En Misales está la tierra primitiva de sus otros libros: la flora, fauna y afectos elementales que apenas enunciados corren a cubrirse con un ropaje lingüístico que los preserva y los distancia. Sabemos y no sabemos de qué habla Marosa. Su literatura se ocupa de recrear un ámbito endogámico, terriblemente familiar, de madres, padres, tías y primas, poblado de secretos y prejuicios, frente al cual se sitúa un yo-lírico saturado de lo que la psiquiatría tradicional llamaría "anormalidades". Varios tipos de parafilias y transgresiones sexuales ingresan a la contabilidad amorosa de ese yo-lírico-narrador y protagonista: zoofilia, incesto, voyeurismo, necrofilia. Se trata de perversiones imaginarias ocupando el espacio de otras rarezas: castidad, virginidad, soledad, el no animarse "a cruzar el río" como alguna vez dijo Marosa.

Toda una declaración de su singularidad y su ostracismo se puede leer en el acápite de este libro: "Hasta el capuchón en que habito, desde muy lejos, me llegan el latir del mundo, sus silbidos y alaridos, con los cuales me atreví a armar, soñando, estos gajos, estas misas con luz violeta". Una declaración triste y valiente de la propia cobardía, sostenida por lo que vendrá: historias de miedos. Por ejemplo, miedo a perder la virginidad (y a no perderla), a casarse (y a no casarse), a embarazarse (y a no tener hijos). Las doncellas de sus relatos suelen entregar lo que no fue vivido a diversos sueños eróticos, masturbatorios y al final, a la muerte. Ya en el primer relato, "Misa de Pascua", la anciana que prepara budín, en compañía de un perro, recibe la visita de un bello joven que viene a poseerla. Ella recuerda su boda adolescente, arreglada por los padres, y su sustitución del modelo sexual reproductivo por otro menos convencional donde la pareja da participación a animales y familiares. Pero se trata de un recuerdo inventado. Es la voz social a la que alude el fin del relato la que sabe: "Todos sabían su historia desde siempre. Nunca se había casado, nunca tuvo relación alguna. Sus padres murieron viejísimos. Eran casi de su misma edad. Siempre vivió con ellos."

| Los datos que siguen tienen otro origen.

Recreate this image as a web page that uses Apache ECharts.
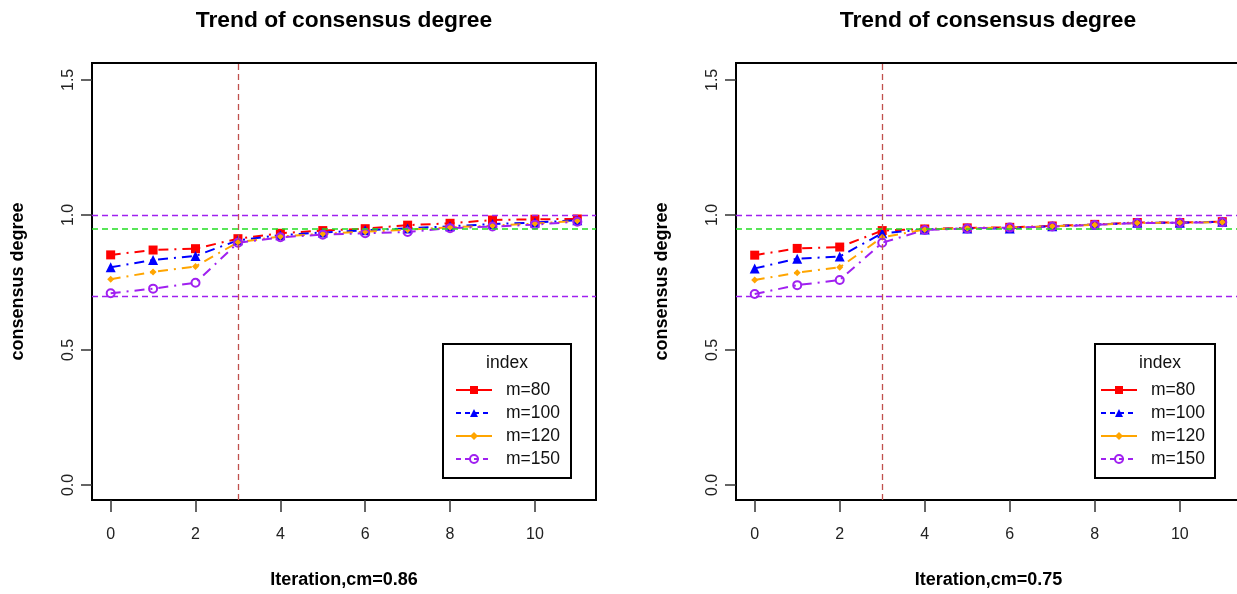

"Hibiscos abajo de la tierra" parte de la figura señorial de una madre devota para mostrar a una hija como cualquiera, ansiosa y temerosa de su sexualidad. El noviazgo con el vecino, los escarceos amorosos, el deseo y la repulsión, las decisiones y la incertidumbre, se repiten una y otra vez mientras el tiempo va pasando y la "boda", metáfora del coito, no se realiza: "Pasaron las horas, pasaron como siempre, despacio y volando". La representación de la muerte, su anunciación en eso "otro" que se hace cargo de ella, lleva el relato a un desenlace cargado de ironía trágica: "Dispuso con beneplácito y gran ansiedad, las piezas, los huesos, el pelo, en respectivos frascos. Hasta que dio con la flor, el hibisco rojo, completo, selecto rojísimo, que no había podido cortar el vecino. Semejante flor. Para este frasco."